▶ _GOAL_
Only the lines from the start of the entries up to and including the line with "fig = plt.figure(figsize=(5.02, 8.27), dpi=100)" should be written out, exactly as they stand.

____

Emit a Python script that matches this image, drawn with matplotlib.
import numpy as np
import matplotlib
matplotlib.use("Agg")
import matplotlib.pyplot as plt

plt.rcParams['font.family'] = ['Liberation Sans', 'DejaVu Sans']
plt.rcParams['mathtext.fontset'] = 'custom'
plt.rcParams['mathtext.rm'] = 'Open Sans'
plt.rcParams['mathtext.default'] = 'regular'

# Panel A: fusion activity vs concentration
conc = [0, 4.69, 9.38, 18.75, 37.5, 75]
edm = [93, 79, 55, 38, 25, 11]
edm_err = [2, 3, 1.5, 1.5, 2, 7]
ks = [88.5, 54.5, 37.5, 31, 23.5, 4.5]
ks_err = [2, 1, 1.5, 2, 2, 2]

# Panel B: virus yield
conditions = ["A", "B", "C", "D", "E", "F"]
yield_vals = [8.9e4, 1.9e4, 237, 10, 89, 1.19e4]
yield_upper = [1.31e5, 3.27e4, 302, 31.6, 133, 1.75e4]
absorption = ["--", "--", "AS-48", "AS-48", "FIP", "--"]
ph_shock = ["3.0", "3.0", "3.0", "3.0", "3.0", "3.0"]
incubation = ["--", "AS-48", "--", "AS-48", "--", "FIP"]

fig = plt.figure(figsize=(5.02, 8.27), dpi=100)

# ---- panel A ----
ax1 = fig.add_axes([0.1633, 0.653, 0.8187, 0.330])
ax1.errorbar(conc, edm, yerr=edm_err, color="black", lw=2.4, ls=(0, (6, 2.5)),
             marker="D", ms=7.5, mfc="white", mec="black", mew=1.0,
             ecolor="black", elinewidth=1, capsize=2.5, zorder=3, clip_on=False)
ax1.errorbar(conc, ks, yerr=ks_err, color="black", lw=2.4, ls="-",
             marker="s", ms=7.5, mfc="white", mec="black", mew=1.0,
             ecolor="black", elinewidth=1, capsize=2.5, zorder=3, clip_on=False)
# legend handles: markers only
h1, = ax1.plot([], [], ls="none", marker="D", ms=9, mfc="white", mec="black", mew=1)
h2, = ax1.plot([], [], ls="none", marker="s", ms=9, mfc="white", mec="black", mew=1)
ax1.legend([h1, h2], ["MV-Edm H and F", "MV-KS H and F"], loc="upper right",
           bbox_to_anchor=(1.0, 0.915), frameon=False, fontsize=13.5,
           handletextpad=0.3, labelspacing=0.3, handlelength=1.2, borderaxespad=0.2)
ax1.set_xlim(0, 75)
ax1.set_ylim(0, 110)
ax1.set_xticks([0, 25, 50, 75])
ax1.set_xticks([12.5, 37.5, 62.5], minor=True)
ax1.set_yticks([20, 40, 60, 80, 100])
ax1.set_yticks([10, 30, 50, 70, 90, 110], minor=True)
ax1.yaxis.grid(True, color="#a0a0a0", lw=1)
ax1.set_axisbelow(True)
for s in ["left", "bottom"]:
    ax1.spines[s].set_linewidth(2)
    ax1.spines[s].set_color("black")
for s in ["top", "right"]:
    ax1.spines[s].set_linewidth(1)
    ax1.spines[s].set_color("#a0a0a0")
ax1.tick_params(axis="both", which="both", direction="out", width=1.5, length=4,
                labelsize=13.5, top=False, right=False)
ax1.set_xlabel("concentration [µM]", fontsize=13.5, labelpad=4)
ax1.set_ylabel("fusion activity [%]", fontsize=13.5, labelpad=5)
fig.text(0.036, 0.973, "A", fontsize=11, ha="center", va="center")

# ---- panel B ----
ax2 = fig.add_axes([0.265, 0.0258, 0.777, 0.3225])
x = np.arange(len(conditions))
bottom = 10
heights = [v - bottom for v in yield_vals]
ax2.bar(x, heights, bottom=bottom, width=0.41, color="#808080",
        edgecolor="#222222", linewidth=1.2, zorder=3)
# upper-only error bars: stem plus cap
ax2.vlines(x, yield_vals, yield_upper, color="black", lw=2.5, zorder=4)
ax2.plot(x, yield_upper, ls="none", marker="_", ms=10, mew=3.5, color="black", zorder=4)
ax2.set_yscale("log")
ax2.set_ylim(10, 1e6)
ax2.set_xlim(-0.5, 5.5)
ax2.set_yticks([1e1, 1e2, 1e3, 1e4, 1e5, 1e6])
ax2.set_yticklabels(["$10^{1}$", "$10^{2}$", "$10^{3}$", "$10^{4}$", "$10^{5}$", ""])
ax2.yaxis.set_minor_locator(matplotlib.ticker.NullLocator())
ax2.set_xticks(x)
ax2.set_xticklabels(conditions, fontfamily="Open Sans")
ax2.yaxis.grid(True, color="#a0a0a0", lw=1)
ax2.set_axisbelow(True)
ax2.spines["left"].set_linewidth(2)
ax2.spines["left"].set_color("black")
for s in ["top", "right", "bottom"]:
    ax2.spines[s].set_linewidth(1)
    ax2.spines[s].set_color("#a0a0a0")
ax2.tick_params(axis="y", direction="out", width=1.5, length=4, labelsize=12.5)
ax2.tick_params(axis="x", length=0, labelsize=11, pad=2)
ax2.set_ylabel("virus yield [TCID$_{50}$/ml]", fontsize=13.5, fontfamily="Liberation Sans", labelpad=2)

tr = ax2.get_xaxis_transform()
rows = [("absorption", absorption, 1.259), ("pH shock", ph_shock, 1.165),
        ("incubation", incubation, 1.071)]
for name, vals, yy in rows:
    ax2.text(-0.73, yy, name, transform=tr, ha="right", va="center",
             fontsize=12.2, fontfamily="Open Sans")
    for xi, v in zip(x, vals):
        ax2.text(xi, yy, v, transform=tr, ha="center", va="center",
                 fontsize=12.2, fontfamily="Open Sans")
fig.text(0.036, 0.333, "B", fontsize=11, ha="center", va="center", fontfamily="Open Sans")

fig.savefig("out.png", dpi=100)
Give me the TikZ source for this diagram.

____

▶ _RIGHT ANSWER_
Emit a Python script that matches this image, drawn with matplotlib.
import numpy as np
import matplotlib
matplotlib.use("Agg")
import matplotlib.pyplot as plt

plt.rcParams['font.family'] = ['Liberation Sans', 'DejaVu Sans']
plt.rcParams['mathtext.fontset'] = 'custom'
plt.rcParams['mathtext.rm'] = 'Open Sans'
plt.rcParams['mathtext.default'] = 'regular'

# Panel A: fusion activity vs concentration
conc = [0, 4.69, 9.38, 18.75, 37.5, 75]
edm = [93, 79, 55, 38, 25, 11]
edm_err = [2, 3, 1.5, 1.5, 2, 7]
ks = [88.5, 54.5, 37.5, 31, 23.5, 4.5]
ks_err = [2, 1, 1.5, 2, 2, 2]

# Panel B: virus yield
conditions = ["A", "B", "C", "D", "E", "F"]
yield_vals = [8.9e4, 1.9e4, 237, 10, 89, 1.19e4]
yield_upper = [1.31e5, 3.27e4, 302, 31.6, 133, 1.75e4]
absorption = ["--", "--", "AS-48", "AS-48", "FIP", "--"]
ph_shock = ["3.0", "3.0", "3.0", "3.0", "3.0", "3.0"]
incubation = ["--", "AS-48", "--", "AS-48", "--", "FIP"]

fig = plt.figure(figsize=(5.02, 8.27), dpi=100)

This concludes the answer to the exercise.